About the job
Join our team as a Machine Learning Infrastructure Engineer where you will play a pivotal role in enhancing and scaling our training systems and core model code. You will be responsible for managing critical infrastructure that supports large-scale training processes, including GPU/TPU compute management and job orchestration, while developing reusable and efficient JAX training pipelines. Collaborating closely with researchers and model engineers, you'll be instrumental in translating innovative ideas into practical experiments, and from there, into production training runs.

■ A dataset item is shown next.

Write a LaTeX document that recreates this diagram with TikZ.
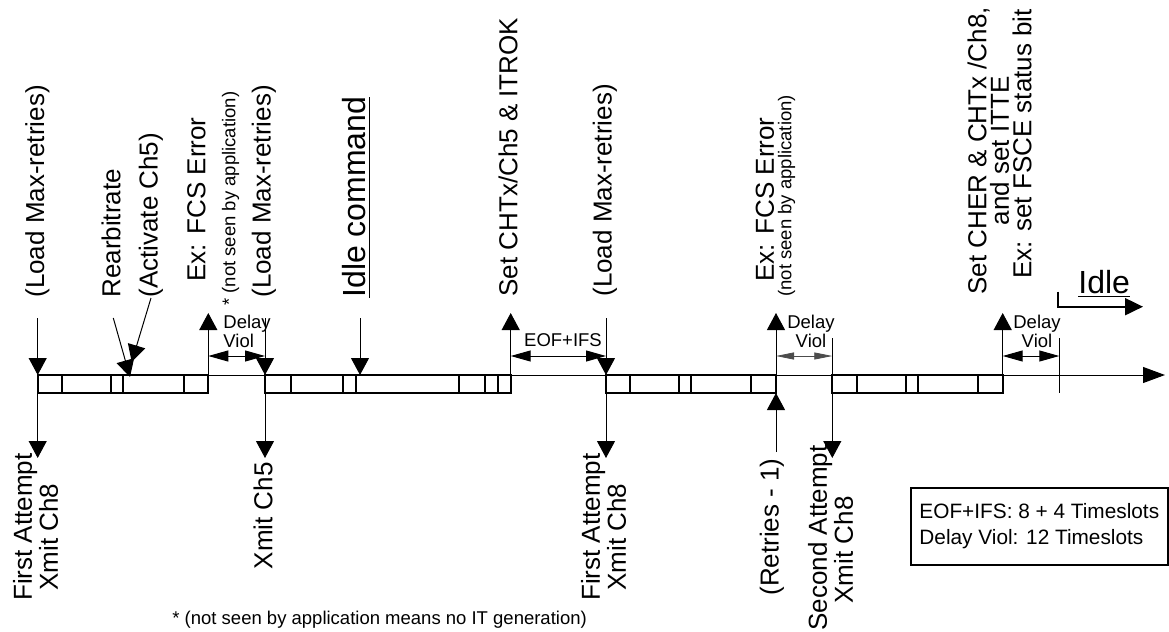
\documentclass[tikz,border=0pt]{standalone}
\usepackage{fontspec}
\setmainfont{Liberation Sans}
\usetikzlibrary{arrows.meta}

\begin{document}
\begin{tikzpicture}[
        x=0.5pt, y=-0.5pt,
        lbl/.style={font=\fontsize{13}{13}\selectfont, inner sep=0pt, align=center},
        toplbl/.style={lbl, rotate=90, anchor=west},
        botlbl/.style={lbl, rotate=90, anchor=east},
        smalllbl/.style={font=\fontsize{9.25}{8.5}\selectfont, inner sep=0pt, align=center},
        biglbl/.style={font=\fontsize{16}{16}\selectfont, inner sep=0pt},
        framebox/.style={line width=1.1pt},
        evarrow/.style={-{Triangle[length=8.5pt, width=9pt]}, line width=0.5pt},
        spanarrow/.style={{Triangle[length=10pt, width=5.5pt]}-{Triangle[length=10pt, width=5.5pt]}, line width=0.5pt},
        thinspan/.style={{Triangle[length=9pt, width=3.5pt]}-{Triangle[length=9pt, width=3.5pt]}, line width=0.4pt, black!70},
        tickline/.style={line width=0.5pt}
    ]
        \useasboundingbox (0,0) rectangle (1169,632);

        \foreach \n/\x in {1/37.7, 2/208.3, 3/265, 4/360, 5/510.7, 6/606, 7/776, 8/832.3, 9/1002.7, 10/1059.3} {
            \coordinate (a\n) at (\x,318);
            \coordinate (k\n) at (\x,338);
            \coordinate (h\n) at (\x,313);
            \coordinate (s\n) at (\x,356);
            \coordinate (t\n) at (\x,375);
            \coordinate (u\n) at (\x,393);
            \coordinate (b\n) at (\x,458);
        }
        \coordinate (ax1) at (1165,375);
        \coordinate (r7) at (776,452);
        \coordinate (rb0) at (113.3,318);
        \coordinate (rb1) at (130,377);
        \coordinate (ac1) at (131.7,362);
        \coordinate (id0) at (1058,291.7);
        \coordinate (id1) at (1143,306.7);

        \draw[-{Triangle[length=11pt, width=8pt]}, line width=0.5pt] (t1) -- (ax1);

        \foreach \xa/\xb/\divs in {37.7/208.3/{62.3,111,122.7,184}, 265/510.7/{291,342.7,356,459.3,485,497.7}, 606/776/{630,679,690.7,751}, 832.3/1002.7/{856.7,905.7,917.7,978.3}} {
            \draw[framebox] (\xa,375) rectangle (\xb,393);
            \foreach \d in \divs
                \draw[framebox] (\d,375) -- (\d,393);
        }

        \node[toplbl] (lmr1) at (37.5,298) {(Load Max-retries)};
        \node[toplbl] (rearb) at (111,298) {Rearbitrate};
        \node[toplbl] (activ) at (151,298) {(Activate Ch5)};
        \node[toplbl] (fcs1) at (196.5,282) {Ex: FCS Error};
        \node[smalllbl, rotate=90, anchor=west] (nsba1) at (230.5,306) {* (not seen by application)};
        \node[toplbl] (lmr2) at (264,298) {(Load Max-retries)};
        \node[toplbl, font=\fontsize{16}{16}\selectfont] (idlec) at (356.5,298) {\underline{Idle command}};
        \node[toplbl] (chtx) at (508,297) {Set CHTx/Ch5 \& ITROK};
        \node[toplbl] (lmr3) at (605,297) {(Load Max-retries)};
        \node[toplbl] (fcs2) at (765,282) {Ex: FCS Error};
        \node[smalllbl, rotate=90, anchor=west] (nsba2) at (786.5,297) {(not seen by application)};
        \node[toplbl, font=\fontsize{13}{11.25}\selectfont] (cher) at (999.5,295) {Set CHER \& CHTx /Ch8,\\and set ITTE\hspace*{14pt}\\\hspace*{7pt}Ex: set FSCE status bit};
        \node[biglbl, anchor=base west] (idle) at (1078,293) {\underline{Idle}};

        \node[botlbl] (fa1) at (35.5,453) {First Attempt\\Xmit Ch8\hspace*{10pt}};
        \node[botlbl] (xch5) at (263,462) {Xmit Ch5};
        \node[botlbl] (fa2) at (603.5,453) {First Attempt\\Xmit Ch8\hspace*{10pt}};
        \node[botlbl] (ret) at (772,458) {(Retries - 1)};
        \node[botlbl] (sa) at (830.5,445) {Second Attempt\\Xmit Ch8\hspace*{12pt}};

        \node[smalllbl, align=left, anchor=north west] (dv1) at (223,314.5) {Delay\\Viol};
        \node[smalllbl, anchor=base] (eof) at (563,346.7) {EOF+IFS};
        \node[smalllbl, anchor=north] (dv2) at (811,314.5) {Delay\\Viol};
        \node[smalllbl, anchor=north] (dv3) at (1037,314.5) {Delay\\Viol};

        \node[smalllbl, anchor=base west] (fnote) at (172,624) {* (not seen by application means no IT generation)};
        \node[draw, line width=0.9pt, font=\fontsize{10.4}{13}\selectfont, align=left, minimum width=128.6pt, minimum height=38.5pt, inner sep=0pt] (legend) at (1039.3,526.5) {EOF+IFS: 8 + 4 Timeslots\\Delay Viol: 12 Timeslots};

        \draw[evarrow] (a1) -- (t1);
        \draw[evarrow] (u1) -- (b1);
        \draw[evarrow] (rb0) -- (rb1);
        \draw[evarrow] (activ.west) -- (ac1);
        \draw[evarrow] (t2) -- (h2);
        \draw[evarrow] (a3) -- (t3);
        \draw[evarrow] (u3) -- (b3);
        \draw[evarrow] (a4) -- (t4);
        \draw[evarrow] (t5) -- (h5);
        \draw[evarrow] (a6) -- (t6);
        \draw[evarrow] (u6) -- (b6);
        \draw[evarrow] (t7) -- (h7);
        \draw[evarrow] (r7) -- (u7);
        \draw[evarrow] (k8) -- (b8);
        \draw[evarrow] (t9) -- (h9);
        \draw[tickline] (k10) -- (u10);

        \draw[spanarrow] (s2) -- (s3);
        \draw[spanarrow] (s5) -- (s6);
        \draw[thinspan] (s7) -- (s8);
        \draw[spanarrow] (s9) -- (s10);

        \draw[line width=1pt, -{Triangle[length=9pt, width=8.5pt]}] (id0) |- (id1);
    \end{tikzpicture}
\end{document}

This hands-on position merges the realms of machine learning, software engineering, and scalable infrastructure to deliver impactful results.
The Team
Our ML Infrastructure team is dedicated to bolstering and accelerating core modeling efforts at Physical Intelligence by creating reliable, reproducible, and fast systems for large-scale training. We collaborate with research, data, and platform engineers to ensure seamless scaling from prototypes to production-grade training runs.
Your Responsibilities
- Infrastructure Ownership: Design, implement, and maintain systems for large-scale model training, focusing on scheduling, job management, checkpointing, and metrics/logging.
- Distributed Training Scaling: Collaborate with researchers to facilitate JAX-based training across TPU and GPU clusters with ease.
- Performance Optimization: Profile and enhance memory utilization, device usage, throughput, and distributed synchronization.
- Rapid Iteration Enablement: Develop abstractions for launching, monitoring, debugging, and reproducing experiments efficiently.
- Compute Resource Management: Ensure effective allocation and use of cloud-based GPU/TPU resources while managing costs.
- Research Collaboration: Convert research requirements into infrastructure capabilities and advocate for best practices in large-scale training.
- Core Training Code Contribution: Evolve JAX model and training code to accommodate new architectures, modalities, and evaluation metrics.